Tourism authorities in Beijing said they were considering creating a blacklist of "uncivilised visitors" in order to curb bad behaviour, as the Chinese capital was inundated with tourists for the Tomb Sweeping Festival, the media reported on Monday.
According to reports, officials at the Beijing Municipal Administration Centre of Parks said that the upsurge in domestic tourists visiting the city for the three-day holiday, also known as Qingming Festival, had coincided with "uncivilised tourist behaviour", including climbing peach trees, picking flowers, damaging plants, fishing in park lakes and selling things illegally within the city's parks, CNN reported.
During the festival, Chinese families visit the tombs of their ancestors to clean the gravesites, pray and make ritual offerings.

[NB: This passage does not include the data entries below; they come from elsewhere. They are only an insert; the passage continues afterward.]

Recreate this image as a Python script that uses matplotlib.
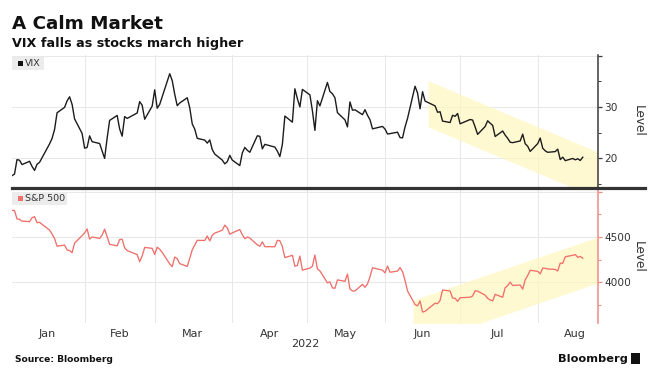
import matplotlib
matplotlib.use("Agg")
import matplotlib.pyplot as plt
import matplotlib.dates as mdates
from matplotlib.patches import Rectangle
from matplotlib.lines import Line2D
import pandas as pd
import numpy as np

# ---------------- data ----------------
holidays = ["2022-01-17", "2022-02-21", "2022-04-15", "2022-05-30", "2022-06-20", "2022-07-04"]
dates = pd.bdate_range("2022-01-03", "2022-08-19")
dates = dates[~dates.isin(pd.to_datetime(holidays))]

vix = [
    # Jan
    16.60, 16.91, 19.73, 19.61, 18.76, 19.40, 18.41, 17.62, 18.83, 19.19,
    22.79, 23.85, 25.59, 28.85, 29.90, 31.16, 31.96, 30.49, 27.66, 24.83,
    # Feb
    21.96, 22.09, 24.35, 23.22, 22.86, 21.44, 19.96, 23.91, 27.36, 28.33,
    25.70, 24.29, 28.11, 27.75, 28.81, 31.02, 30.32, 27.59, 30.15,
    # Mar
    33.32, 29.74, 30.48, 31.98, 36.45, 35.13, 32.45, 30.23, 30.75, 31.77,
    29.83, 26.67, 25.67, 23.87, 23.53, 22.94, 23.57, 21.67, 20.81, 19.63,
    18.90, 19.33, 20.56,
    # Apr
    19.63, 18.57, 21.03, 22.10, 21.55, 21.16, 24.37, 24.26, 21.82, 22.70,
    22.17, 21.37, 20.32, 22.68, 28.21, 27.02, 33.52, 31.60, 29.99, 33.40,
    # May
    32.34, 29.25, 25.42, 31.20, 30.19, 34.75, 32.99, 32.56, 31.77, 28.87,
    27.47, 26.10, 30.96, 29.35, 29.43, 28.48, 29.45, 28.37, 27.50, 25.72, 26.19,
    # Jun
    25.69, 24.72, 24.79, 25.07, 24.02, 23.96, 26.09, 27.75, 34.02, 32.69,
    29.62, 32.95, 31.13, 30.19, 28.95, 29.05, 27.23, 26.95, 28.36, 28.16, 28.71,
    # Jul
    26.70, 27.54, 27.43, 26.08, 24.64, 26.17, 27.29, 26.82, 26.40, 24.23,
    25.30, 24.50, 23.88, 23.11, 23.03, 23.36, 24.69, 22.82, 22.33, 21.33,
    # Aug
    22.84, 23.93, 21.95, 21.44, 21.15, 21.29, 21.77, 19.74, 20.20, 19.53,
    19.95, 19.69, 19.90, 19.56, 20.20,
]

spx = [
    # Jan
    4796.56, 4793.54, 4700.58, 4696.05, 4677.03, 4670.29, 4713.07, 4726.35, 4659.03, 4662.85,
    4577.11, 4532.76, 4482.73, 4397.94, 4410.13, 4356.45, 4349.93, 4326.51, 4431.85, 4515.55,
    # Feb
    4546.54, 4589.38, 4477.44, 4500.53, 4483.87, 4521.54, 4587.18, 4504.08, 4418.64, 4401.67,
    4471.07, 4475.01, 4380.26, 4348.87, 4304.76, 4225.50, 4288.70, 4384.65, 4373.94,
    # Mar
    4306.26, 4386.54, 4363.49, 4328.87, 4201.09, 4170.70, 4277.88, 4259.52, 4204.31, 4173.11,
    4262.45, 4357.86, 4411.67, 4463.12, 4461.18, 4511.61, 4456.24, 4520.16, 4543.06, 4575.52,
    4631.60, 4602.45, 4530.41,
    # Apr
    4545.86, 4582.64, 4525.12, 4481.15, 4500.21, 4488.28, 4412.53, 4397.45, 4446.59, 4392.59,
    4391.69, 4462.21, 4459.45, 4393.66, 4271.78, 4296.12, 4175.20, 4183.96, 4287.50, 4131.93,
    # May
    4155.38, 4175.48, 4300.17, 4146.87, 4123.34, 3991.24, 4001.05, 3935.18, 3930.08, 4023.89,
    4008.01, 4088.85, 3923.68, 3900.79, 3901.36, 3973.75, 3941.48, 3978.73, 4057.84, 4158.24, 4132.15,
    # Jun
    4101.23, 4176.82, 4108.54, 4121.43, 4160.68, 4115.77, 4017.82, 3900.86, 3749.63, 3735.48,
    3789.99, 3666.77, 3674.84, 3764.79, 3759.89, 3795.73, 3911.74, 3900.11, 3821.55, 3818.83, 3785.38,
    # Jul
    3825.33, 3831.39, 3845.08, 3902.62, 3899.38, 3854.43, 3818.80, 3801.78, 3790.38, 3863.16,
    3830.85, 3936.69, 3959.90, 3998.95, 3961.63, 3966.84, 3921.05, 4023.61, 4072.43, 4130.29,
    # Aug
    4118.63, 4091.19, 4155.17, 4151.94, 4145.19, 4140.06, 4122.47, 4210.24, 4207.27, 4280.15,
    4297.14, 4305.20, 4274.04, 4283.74, 4265.00,
]

# trend bands (corners in data coordinates)
vix_band_x = ["2022-06-18 05:00", "2022-08-25 02:00"]
vix_band_top = [35.1, 21.2]
vix_band_bottom = [26.1, 12.2]
spx_band_x = ["2022-06-12 05:00", "2022-08-25 02:00"]
spx_band_top = [3800, 4500]
spx_band_bottom = [3290, 3990]

month_labels = ["Jan", "Feb", "Mar", "Apr", "May", "Jun", "Jul", "Aug"]
month_label_dates = ["2022-01-17", "2022-02-15", "2022-03-16", "2022-04-16",
                     "2022-05-16", "2022-06-16", "2022-07-16", "2022-08-16"]
vix_ticks = [20, 30, 40]
vix_ticklabels = ["20", "30", ""]
spx_ticks = [4000, 4500, 5000]
spx_ticklabels = ["4000", "4500", ""]

# ---------------- figure ----------------
W, H = 653, 377
fig = plt.figure(figsize=(W / 100, H / 100), dpi=100)
plt.rcParams["font.family"] = ["DejaVu Sans"]

def fx(px):
    return px / W

def fy(py):
    return 1 - py / H

left_px, right_px = 12, 598
ax1 = fig.add_axes([fx(left_px), fy(188), fx(right_px - left_px), (188 - 55) / H])
ax2 = fig.add_axes([fx(left_px), fy(323), fx(right_px - left_px), (323 - 190) / H])

xmin = pd.Timestamp("2022-01-03")
xmax = pd.Timestamp("2022-08-25 02:00")

VIX_COLOR = "#1c1c1c"
SPX_COLOR = "#ef6f6a"
GRID = "#e8e8e8"
BAND = "#fff7bf"
TXT = "#333333"

ax1.fill_between(pd.to_datetime(vix_band_x), vix_band_bottom, vix_band_top,
                 color=BAND, alpha=0.7, lw=0, zorder=1)
ax2.fill_between(pd.to_datetime(spx_band_x), spx_band_bottom, spx_band_top,
                 color=BAND, alpha=0.7, lw=0, zorder=1)

ax1.plot(dates, vix, color=VIX_COLOR, lw=1.0, zorder=3)
ax2.plot(dates, spx, color=SPX_COLOR, lw=0.95, zorder=3)

ax1.set_ylim(14.2, 40.1)
ax2.set_ylim(3545, 5022)

month_starts = pd.date_range("2022-02-01", "2022-08-01", freq="MS")
for ax, ticks, labels, spcol in [(ax1, vix_ticks, vix_ticklabels, "#3a3a3a"),
                                 (ax2, spx_ticks, spx_ticklabels, "#f08a86")]:
    ax.set_xlim(xmin, xmax)
    ax.set_facecolor("none")
    for s in ["top", "left", "bottom"]:
        ax.spines[s].set_visible(False)
    ax.spines["right"].set_color(spcol)
    ax.spines["right"].set_linewidth(1.1)
    ax.yaxis.tick_right()
    ax.set_yticks(ticks)
    ax.set_yticklabels(labels)
    minors = [(ticks[i] + ticks[i + 1]) / 2 for i in range(len(ticks) - 1)]
    minors = [ticks[0] - (ticks[1] - ticks[0]) / 2] + minors
    ax.set_yticks(minors, minor=True)
    ax.tick_params(axis="y", which="major", direction="out", length=3, width=0.9,
                   color=spcol, labelsize=7.6, labelcolor=TXT, pad=1.5)
    ax.tick_params(axis="y", which="minor", direction="out", length=1.8, width=0.7,
                   color=spcol)
    ax.set_xticks(month_starts)
    ax.set_xticklabels([])
    ax.tick_params(axis="x", which="both", length=0)
    ax.grid(True, which="major", color=GRID, lw=0.75, zorder=0)
    ax.set_axisbelow(True)

# month labels on lower axis
ax2.set_xticks(pd.to_datetime(month_label_dates), minor=True)
ax2.set_xticklabels(month_labels, minor=True)
ax2.tick_params(axis="x", which="minor", length=0, labelsize=8, labelcolor=TXT, pad=4)
ax1.tick_params(axis="x", which="minor", length=0, labelbottom=False)

# thick divider
fig.add_artist(Line2D([fx(12), fx(645)], [fy(188), fy(188)], color="#333333", lw=2.3))

# legend boxes
for ax, label, col, wpx in [(ax1, "VIX", "#111111", 32), (ax2, "S&P 500", SPX_COLOR, 55)]:
    axw = right_px - left_px
    ax.add_patch(Rectangle((0, 0.887), wpx / axw, 0.098, transform=ax.transAxes,
                           facecolor="#ececec", edgecolor="none", zorder=4, clip_on=False))
    ax.add_patch(Rectangle((6 / axw, 0.917), 4.8 / axw, 0.037, transform=ax.transAxes,
                           facecolor=col, edgecolor="none", zorder=5, clip_on=False))
    ax.text(12.5 / axw, 0.934, label, transform=ax.transAxes, fontsize=6.8,
            color=TXT, va="center", ha="left", zorder=6)

# Level labels
fig.text(fx(638), fy(121), "Level", rotation=270, fontsize=8.7, color=TXT,
         ha="center", va="center")
fig.text(fx(638), fy(257), "Level", rotation=270, fontsize=8.7, color=TXT,
         ha="center", va="center")

# year label
fig.text(fx(305), fy(344), "2022", fontsize=8, color=TXT, ha="center", va="center")

# titles
fig.text(fx(12), fy(29), "A Calm Market", fontsize=13.2, fontweight="bold",
         color="#111111", ha="left", va="baseline")
fig.text(fx(12), fy(46.5), "VIX falls as stocks march higher", fontsize=9.2,
         fontweight="bold", color="#111111", ha="left", va="baseline")

# footer
fig.text(fx(15), fy(362.5), "Source: Bloomberg", fontsize=6.6, fontweight="bold",
         color="#111111", ha="left", va="baseline")
fig.text(fx(628), fy(362), "Bloomberg", fontsize=8.2, fontweight="bold",
         color="#111111", ha="right", va="baseline")
fig.add_artist(Rectangle((fx(631), fy(364)), fx(9), 11 / H, facecolor="#111111",
                         edgecolor="none", transform=fig.transFigure))

fig.savefig("out.png", dpi=100, facecolor="white")
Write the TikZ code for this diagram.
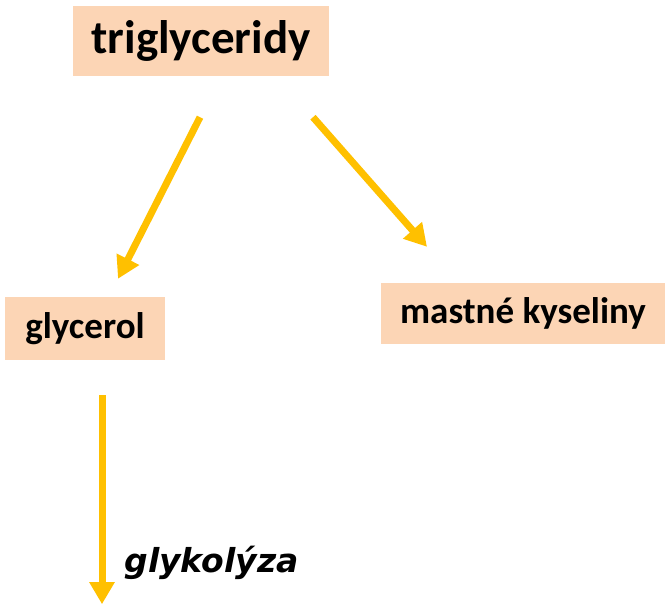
\documentclass[tikz,border=0pt]{standalone}
\usepackage{fontspec}
\usepackage{tikz}
\usetikzlibrary{arrows.meta, positioning}
\newfontfamily\calfont{Carlito}
\newfontfamily\verdfont{DejaVu Sans}
\definecolor{peach}{HTML}{FCD5B5}
\definecolor{amber}{HTML}{FFC000}

\begin{document}
\begin{tikzpicture}[x=1pt, y=-1pt]
		\tikzstyle{SourceName} = [rectangle, minimum width=256pt, minimum height=70pt, text centered, fill=peach, font=\calfont\bfseries\fontsize{47}{50}\selectfont]
		\tikzstyle{ProductName} = [rectangle, minimum height=62pt, text centered, fill=peach, font=\calfont\bfseries\fontsize{37}{40}\selectfont]
		\tikzstyle{ProcessName} = [font=\verdfont\bfseries\itshape\fontsize{33}{36}\selectfont]
		\tikzstyle{arrow} = [line width=7pt, draw=amber, -{Triangle[length=22pt, width=24pt]}]
		
		\useasboundingbox (0,0) rectangle (665,605);
		
		\node (trig) [SourceName] at (201,41) {triglyceridy};
		
		\node (gly) [ProductName, minimum width=160pt, minimum height=63pt] at (85,328.5) {glycerol};
		\node (mast) [ProductName, minimum width=284pt, minimum height=61pt] at (523,313.5) {mastné kyseliny};
		
		\node (glyk) [ProcessName, anchor=base west] at (121,572) {glykolýza};
		
		\draw[arrow] ([shift={(-1,41)}]trig.south) -- ([shift={(33,-18)}]gly.north);
		\draw[arrow] ([shift={(112,41)}]trig.south) -- ([shift={(-96,-36)}]mast.north);
		\draw[arrow] ([shift={(17,35)}]gly.south) -- ([shift={(17,244)}]gly.south);
		\end{tikzpicture}
\end{document}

A blacklist would block "loutish travellers" from visiting the city's parks, using facial recognition software and other surveillance technology to monitor guests and keep out those with a record of bad behaviour.
Chinese tourists made more than 112 million domestic trips during this year's Tomb Sweeping Festival, a 10.9 per cent increase on last year, according to the Ministry of Culture and Tourism.
Beijing alone saw more than 700,000 people visiting some dozen parks around the city.
In a similar move in 2017, Beijing's Temple of Heaven Park installed face scanners in its toilets to prevent what officials said was an epidemic of toilet paper theft, CNN reported.
Those needing paper had to make eye contact with a machine before it gave out a single portion -- anyone needing more than the provided amount would need to wait nine minutes.
In 2016, the China National Tourism Administration placed 20 people with a history of bad behaviour on a blacklist, restricting their ability to travel.
Last year, the travel blacklist was expanded to include more than 670 people.
While some of the offences which landed people on the list included travel misbehaviour such as disrupting flights or smoking on trains, it also had those who have failed to pay court judgments or taking part in illegal securities trading.